First time for scrapple
I was sitting at the counter of Hershels East Side Deli Saturday afternoon, chatting with owner Steve Safron about food, basketball and graduate education at St. Joe’s, when Betty Buffett dropped onto the stool one over from me. She looked up at Steve and asked, “Do you have a small diet coke? Just a small one.”
He looked at her, smiled and nodded. By this point, Betty’s son Neil was sitting next to her, and he held up two fingers, to indicate that he also wanted a soda. Steve came back with their drinks, and we continued chatting, until Betty requested a slice of lemon for her soda. Just as he returned with it, he was called away again, this time by one of his employees.
Betty turned her gaze on me, took in the fact that I was taking notes, and asked me what I was doing. I explained the project and I didn’t even have to ask her what she thought before she started to tell me how much she loved the market. She said that it reminded her of the Bird-in-Hand market in Lancaster County, a place she’s always enjoyed visiting because of the Amish vendors.

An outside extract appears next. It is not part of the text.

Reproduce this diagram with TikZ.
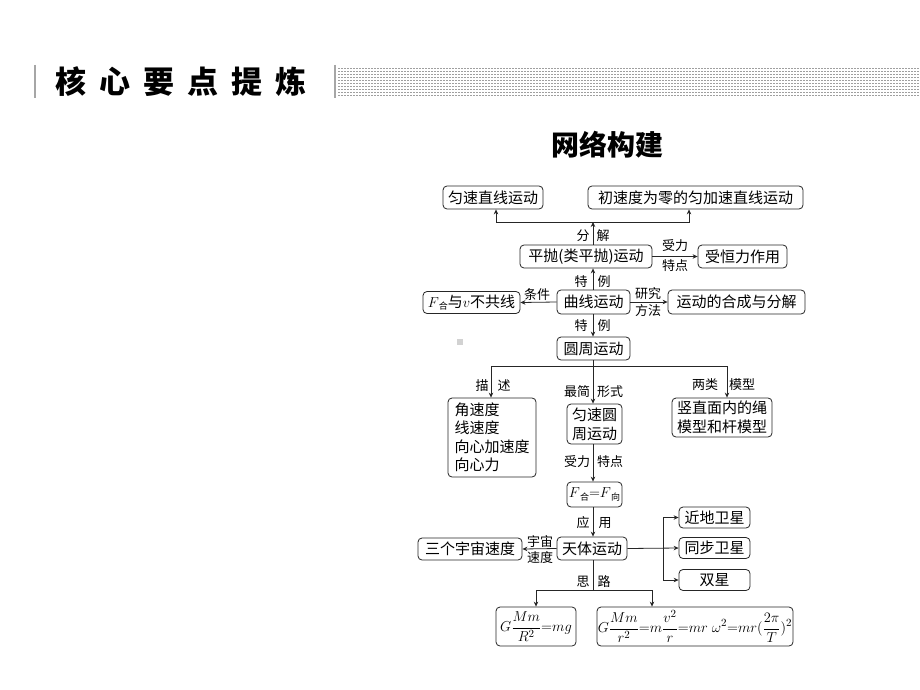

Betty lives in Lake Placid, NY and Neil is a PhD student at SUNY Stony Brook. That morning had been the first time in 20 years that she had been to the market. She was astounded by how much it had changed. For breakfast, they waited in line for counter seats at the Dutch Eating Place. Betty tried the scrapple and liked it fairly well, although she did admit that she ate it with a healthy serving of ketchup. Neil shook his head at the memory and confessed that he had stuck with the turkey bacon.
Neil said that since he goes to school on Long Island there really isn’t anything like Reading Terminal around him. He can go into the city for a similar experience, but he believes that places like the market are strictly “an urban phenomenon.”
By this point they had finished their drinks and needed to get going. Earlier in the day they had gone to the Franklin Institute to see the King Tut exhibit and were now on their way to the Archeology Museum at Penn in order to check out the companion exhibit there. I gave them easy directions on how to get to Penn and we said goodbye.
It was a pleasure to talk to two people who were so enthusiastic about their visit to Philadelphia, and the market specifically.